→ Set exercise: The listing below should be printed exactly, every line of it. Skip the pictures.

→ Given information:
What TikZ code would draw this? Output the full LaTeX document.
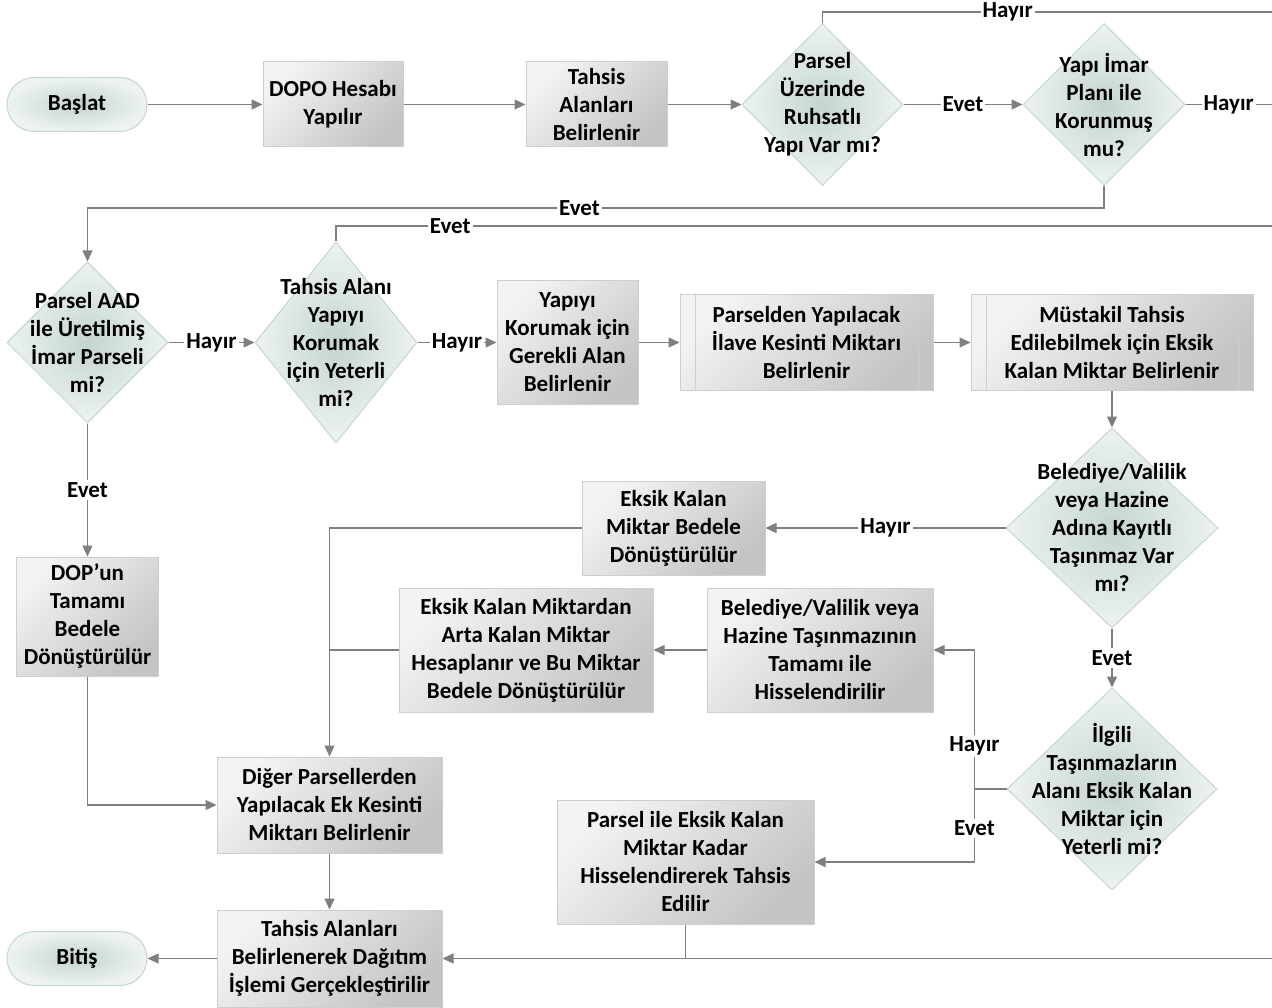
\documentclass[tikz,border=0pt]{standalone}
\usepackage{fontspec}
\setmainfont{Carlito}
\usetikzlibrary{shapes.geometric,arrows.meta}
\definecolor{lnclr}{RGB}{127,127,127}
\definecolor{boxlt}{RGB}{243,243,243}
\definecolor{boxdk}{RGB}{196,196,196}
\definecolor{boxbd}{RGB}{206,206,206}
\definecolor{decin}{RGB}{196,213,206}
\definecolor{decout}{RGB}{237,243,240}
\definecolor{decbd}{RGB}{196,214,206}
\begin{document}
\begin{tikzpicture}[x=1pt,y=-1pt,
  every node/.style={font=\fontsize{23}{28}\selectfont\bfseries,align=center},
  proc/.style={rectangle,draw=boxbd,line width=1pt,top color=boxlt,
    bottom color=boxdk,shading angle=45,inner sep=0pt},
  predef/.style={proc,path picture={
    \draw[boxbd,line width=1pt]
      ([xshift=15pt]path picture bounding box.north west)
      --([xshift=15pt]path picture bounding box.south west)
      ([xshift=-15pt]path picture bounding box.north east)
      --([xshift=-15pt]path picture bounding box.south east);}},
  decision/.style={diamond,draw=decbd,line width=1pt,inner color=decin,
    outer color=decout,inner sep=0pt},
  term/.style={rectangle,rounded corners=27pt,draw=decbd,line width=1pt,
    inner color=decin,outer color=decout,minimum width=140pt,minimum height=54pt},
  dtext/.style={inner sep=0pt},
  conn/.style={draw=lnclr,line width=1.2pt,-{Triangle[length=11pt,width=10pt]}},
  wire/.style={draw=lnclr,line width=1.2pt},
  lbl/.style={fill=white,inner sep=2pt}]
\useasboundingbox (0,0) rectangle (1272,1008);
% first row
\node[term] (basla) at (77,104.5) {Başlat};
\node[proc,minimum width=140pt,minimum height=85pt] (dopo) at (333,104.5) {DOPO Hesabı\\Yapılır};
\node[proc,minimum width=141pt,minimum height=85pt] (tah1) at (596.5,104.5) {Tahsis\\Alanları\\Belirlenir};
\node[decision,minimum width=161pt,minimum height=162pt,
  label={[dtext]center:Parsel\\Üzerinde\\Ruhsatlı\\Yapı Var mı?}] (ruhsat) at (822.5,104.5) {};
\node[decision,minimum width=162pt,minimum height=162pt,
  label={[dtext]center:Yapı İmar\\Planı ile\\Korunmuş\\mu?}] (koru) at (1104,104.5) {};
% second row
\node[decision,minimum width=161pt,minimum height=161pt,
  label={[dtext]center:Parsel AAD\\ile Üretilmiş\\İmar Parseli\\mi?}] (aad) at (87.5,342.5) {};
\node[decision,minimum width=162pt,minimum height=201pt,
  label={[dtext]center:Tahsis Alanı\\Yapıyı\\Korumak\\için Yeterli\\mi?}] (yeter) at (336,342.5) {};
\node[proc,minimum width=141pt,minimum height=124pt] (gerek) at (567.5,342.5) {Yapıyı\\Korumak için\\Gerekli Alan\\Belirlenir};
\node[predef,minimum width=253pt,minimum height=96pt] (ilave) at (806.5,342.5) {Parselden Yapılacak\\İlave Kesinti Miktarı\\Belirlenir};
\node[predef,minimum width=282pt,minimum height=96pt] (mustakil) at (1112,342.5) {Müstakil Tahsis\\Edilebilmek için Eksik\\Kalan Miktar Belirlenir};
% right column
\node[decision,minimum width=212pt,minimum height=200pt,
  label={[dtext]center:Belediye/Valilik\\veya Hazine\\Adına Kayıtlı\\Taşınmaz Var\\mı?}] (kayit) at (1112,528) {};
\node[decision,minimum width=210pt,minimum height=202pt,
  label={[dtext]center:İlgili\\Taşınmazların\\Alanı Eksik Kalan\\Miktar için\\Yeterli mi?}] (ilgili) at (1112,789) {};
% middle
\node[proc,minimum width=183pt,minimum height=94pt] (bedel) at (673.5,528) {Eksik Kalan\\Miktar Bedele\\Dönüştürülür};
\node[proc,minimum width=254pt,minimum height=124pt] (arta) at (526,650) {Eksik Kalan Miktardan\\Arta Kalan Miktar\\Hesaplanır ve Bu Miktar\\Bedele Dönüştürülür};
\node[proc,minimum width=226pt,minimum height=124pt] (tamami) at (820,650) {Belediye/Valilik veya\\Hazine Taşınmazının\\Tamamı ile\\Hisselendirilir};
\node[proc,minimum width=257pt,minimum height=124pt] (hisse) at (685.5,862) {Parsel ile Eksik Kalan\\Miktar Kadar\\Hisselendirerek Tahsis\\Edilir};
% left column
\node[proc,minimum width=142pt,minimum height=119pt] (dopbedel) at (87.5,616.5) {DOP’un\\Tamamı\\Bedele\\Dönüştürülür};
\node[proc,minimum width=225pt,minimum height=96pt] (ekkes) at (329.5,805) {Diğer Parsellerden\\Yapılacak Ek Kesinti\\Miktarı Belirlenir};
\node[proc,minimum width=225pt,minimum height=97pt] (dagit) at (329.5,958.5) {Tahsis Alanları\\Belirlenerek Dağıtım\\İşlemi Gerçekleştirilir};
\node[term] (bitis) at (77,958.5) {Bitiş};
% lines leaving the page
\coordinate (r1) at (1272,12);
\coordinate (r2) at (1272,104.5);
\coordinate (r3) at (1272,226);
\coordinate (r4) at (1272,958.5);
% connectors
\draw[conn] (basla.east) -- (dopo.west);
\draw[conn] (dopo.east) -- (tah1.west);
\draw[conn] (tah1.east) -- (ruhsat.west);
\draw[conn] (ruhsat.east) -- node[lbl]{Evet} (koru.west);
\draw[wire] (ruhsat.north) |- node[lbl,pos=0.706]{Hayır} (r1);
\draw[wire] (koru.east) -- node[lbl]{Hayır} (r2);
\draw[conn] (koru.south) -- ++(0,22) -| node[lbl,pos=0.258]{Evet} (aad.north);
\draw[wire] (yeter.north) |- node[lbl,pos=0.561]{Evet} (r3);
\draw[conn] (aad.east) -- node[lbl]{Hayır} (yeter.west);
\draw[conn] (yeter.east) -- node[lbl]{Hayır} (gerek.west);
\draw[conn] (gerek.east) -- (ilave.west);
\draw[conn] (ilave.east) -- (mustakil.west);
\draw[conn] (mustakil.south) -- (kayit.north);
\draw[conn] (kayit.west) -- node[lbl]{Hayır} (bedel.east);
\draw[conn] (kayit.south) -- node[lbl]{Evet} (ilgili.north);
\draw[conn] (bedel.west) -| (ekkes.north);
\draw[wire] (arta.west) -- (arta.west -| ekkes.north);
\draw[conn] (tamami.west) -- (arta.east);
\draw[wire] (ilgili.west) -- ++(-32,0) coordinate (j1);
\draw[conn] (j1) |- node[lbl,pos=0.155]{Hayır} (tamami.east);
\draw[conn] (j1) |- node[lbl,pos=0.27]{Evet} (hisse.east);
\draw[wire] (hisse.south) -- (hisse.south |- dagit.east);
\draw[conn] (r4) -- (dagit.east);
\draw[conn] (aad.south) -- node[lbl]{Evet} (dopbedel.north);
\draw[conn] (dopbedel.south) |- (ekkes.west);
\draw[conn] (ekkes.south) -- (dagit.north);
\draw[conn] (dagit.west) -- (bitis.east);
\end{tikzpicture}
\end{document}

→ Task answer:
What TikZ code would draw this? Output the full LaTeX document.
\documentclass[tikz,border=0pt]{standalone}
\usepackage{fontspec}
\setmainfont{Carlito}
\usetikzlibrary{shapes.geometric,arrows.meta}
\definecolor{lnclr}{RGB}{127,127,127}
\definecolor{boxlt}{RGB}{243,243,243}
\definecolor{boxdk}{RGB}{196,196,196}
\definecolor{boxbd}{RGB}{206,206,206}
\definecolor{decin}{RGB}{196,213,206}
\definecolor{decout}{RGB}{237,243,240}
\definecolor{decbd}{RGB}{196,214,206}
\begin{document}
\begin{tikzpicture}[x=1pt,y=-1pt,
  every node/.style={font=\fontsize{23}{28}\selectfont\bfseries,align=center},
  proc/.style={rectangle,draw=boxbd,line width=1pt,top color=boxlt,
    bottom color=boxdk,shading angle=45,inner sep=0pt},
  predef/.style={proc,path picture={
    \draw[boxbd,line width=1pt]
      ([xshift=15pt]path picture bounding box.north west)
      --([xshift=15pt]path picture bounding box.south west)
      ([xshift=-15pt]path picture bounding box.north east)
      --([xshift=-15pt]path picture bounding box.south east);}},
  decision/.style={diamond,draw=decbd,line width=1pt,inner color=decin,
    outer color=decout,inner sep=0pt},
  term/.style={rectangle,rounded corners=27pt,draw=decbd,line width=1pt,
    inner color=decin,outer color=decout,minimum width=140pt,minimum height=54pt},
  dtext/.style={inner sep=0pt},
  conn/.style={draw=lnclr,line width=1.2pt,-{Triangle[length=11pt,width=10pt]}},
  wire/.style={draw=lnclr,line width=1.2pt},
  lbl/.style={fill=white,inner sep=2pt}]
\useasboundingbox (0,0) rectangle (1272,1008);
% first row
\node[term] (basla) at (77,104.5) {Başlat};
\node[proc,minimum width=140pt,minimum height=85pt] (dopo) at (333,104.5) {DOPO Hesabı\\Yapılır};
\node[proc,minimum width=141pt,minimum height=85pt] (tah1) at (596.5,104.5) {Tahsis\\Alanları\\Belirlenir};
\node[decision,minimum width=161pt,minimum height=162pt,
  label={[dtext]center:Parsel\\Üzerinde\\Ruhsatlı\\Yapı Var mı?}] (ruhsat) at (822.5,104.5) {};
\node[decision,minimum width=162pt,minimum height=162pt,
  label={[dtext]center:Yapı İmar\\Planı ile\\Korunmuş\\mu?}] (koru) at (1104,104.5) {};
% second row
\node[decision,minimum width=161pt,minimum height=161pt,
  label={[dtext]center:Parsel AAD\\ile Üretilmiş\\İmar Parseli\\mi?}] (aad) at (87.5,342.5) {};
\node[decision,minimum width=162pt,minimum height=201pt,
  label={[dtext]center:Tahsis Alanı\\Yapıyı\\Korumak\\için Yeterli\\mi?}] (yeter) at (336,342.5) {};
\node[proc,minimum width=141pt,minimum height=124pt] (gerek) at (567.5,342.5) {Yapıyı\\Korumak için\\Gerekli Alan\\Belirlenir};
\node[predef,minimum width=253pt,minimum height=96pt] (ilave) at (806.5,342.5) {Parselden Yapılacak\\İlave Kesinti Miktarı\\Belirlenir};
\node[predef,minimum width=282pt,minimum height=96pt] (mustakil) at (1112,342.5) {Müstakil Tahsis\\Edilebilmek için Eksik\\Kalan Miktar Belirlenir};
% right column
\node[decision,minimum width=212pt,minimum height=200pt,
  label={[dtext]center:Belediye/Valilik\\veya Hazine\\Adına Kayıtlı\\Taşınmaz Var\\mı?}] (kayit) at (1112,528) {};
\node[decision,minimum width=210pt,minimum height=202pt,
  label={[dtext]center:İlgili\\Taşınmazların\\Alanı Eksik Kalan\\Miktar için\\Yeterli mi?}] (ilgili) at (1112,789) {};
% middle
\node[proc,minimum width=183pt,minimum height=94pt] (bedel) at (673.5,528) {Eksik Kalan\\Miktar Bedele\\Dönüştürülür};
\node[proc,minimum width=254pt,minimum height=124pt] (arta) at (526,650) {Eksik Kalan Miktardan\\Arta Kalan Miktar\\Hesaplanır ve Bu Miktar\\Bedele Dönüştürülür};
\node[proc,minimum width=226pt,minimum height=124pt] (tamami) at (820,650) {Belediye/Valilik veya\\Hazine Taşınmazının\\Tamamı ile\\Hisselendirilir};
\node[proc,minimum width=257pt,minimum height=124pt] (hisse) at (685.5,862) {Parsel ile Eksik Kalan\\Miktar Kadar\\Hisselendirerek Tahsis\\Edilir};
% left column
\node[proc,minimum width=142pt,minimum height=119pt] (dopbedel) at (87.5,616.5) {DOP’un\\Tamamı\\Bedele\\Dönüştürülür};
\node[proc,minimum width=225pt,minimum height=96pt] (ekkes) at (329.5,805) {Diğer Parsellerden\\Yapılacak Ek Kesinti\\Miktarı Belirlenir};
\node[proc,minimum width=225pt,minimum height=97pt] (dagit) at (329.5,958.5) {Tahsis Alanları\\Belirlenerek Dağıtım\\İşlemi Gerçekleştirilir};
\node[term] (bitis) at (77,958.5) {Bitiş};
% lines leaving the page
\coordinate (r1) at (1272,12);
\coordinate (r2) at (1272,104.5);
\coordinate (r3) at (1272,226);
\coordinate (r4) at (1272,958.5);
% connectors
\draw[conn] (basla.east) -- (dopo.west);
\draw[conn] (dopo.east) -- (tah1.west);
\draw[conn] (tah1.east) -- (ruhsat.west);
\draw[conn] (ruhsat.east) -- node[lbl]{Evet} (koru.west);
\draw[wire] (ruhsat.north) |- node[lbl,pos=0.706]{Hayır} (r1);
\draw[wire] (koru.east) -- node[lbl]{Hayır} (r2);
\draw[conn] (koru.south) -- ++(0,22) -| node[lbl,pos=0.258]{Evet} (aad.north);
\draw[wire] (yeter.north) |- node[lbl,pos=0.561]{Evet} (r3);
\draw[conn] (aad.east) -- node[lbl]{Hayır} (yeter.west);
\draw[conn] (yeter.east) -- node[lbl]{Hayır} (gerek.west);
\draw[conn] (gerek.east) -- (ilave.west);
\draw[conn] (ilave.east) -- (mustakil.west);
\draw[conn] (mustakil.south) -- (kayit.north);
\draw[conn] (kayit.west) -- node[lbl]{Hayır} (bedel.east);
\draw[conn] (kayit.south) -- node[lbl]{Evet} (ilgili.north);
\draw[conn] (bedel.west) -| (ekkes.north);
\draw[wire] (arta.west) -- (arta.west -| ekkes.north);
\draw[conn] (tamami.west) -- (arta.east);
\draw[wire] (ilgili.west) -- ++(-32,0) coordinate (j1);
\draw[conn] (j1) |- node[lbl,pos=0.155]{Hayır} (tamami.east);
\draw[conn] (j1) |- node[lbl,pos=0.27]{Evet} (hisse.east);
\draw[wire] (hisse.south) -- (hisse.south |- dagit.east);
\draw[conn] (r4) -- (dagit.east);
\draw[conn] (aad.south) -- node[lbl]{Evet} (dopbedel.north);
\draw[conn] (dopbedel.south) |- (ekkes.west);
\draw[conn] (ekkes.south) -- (dagit.north);
\draw[conn] (dagit.west) -- (bitis.east);
\end{tikzpicture}
\end{document}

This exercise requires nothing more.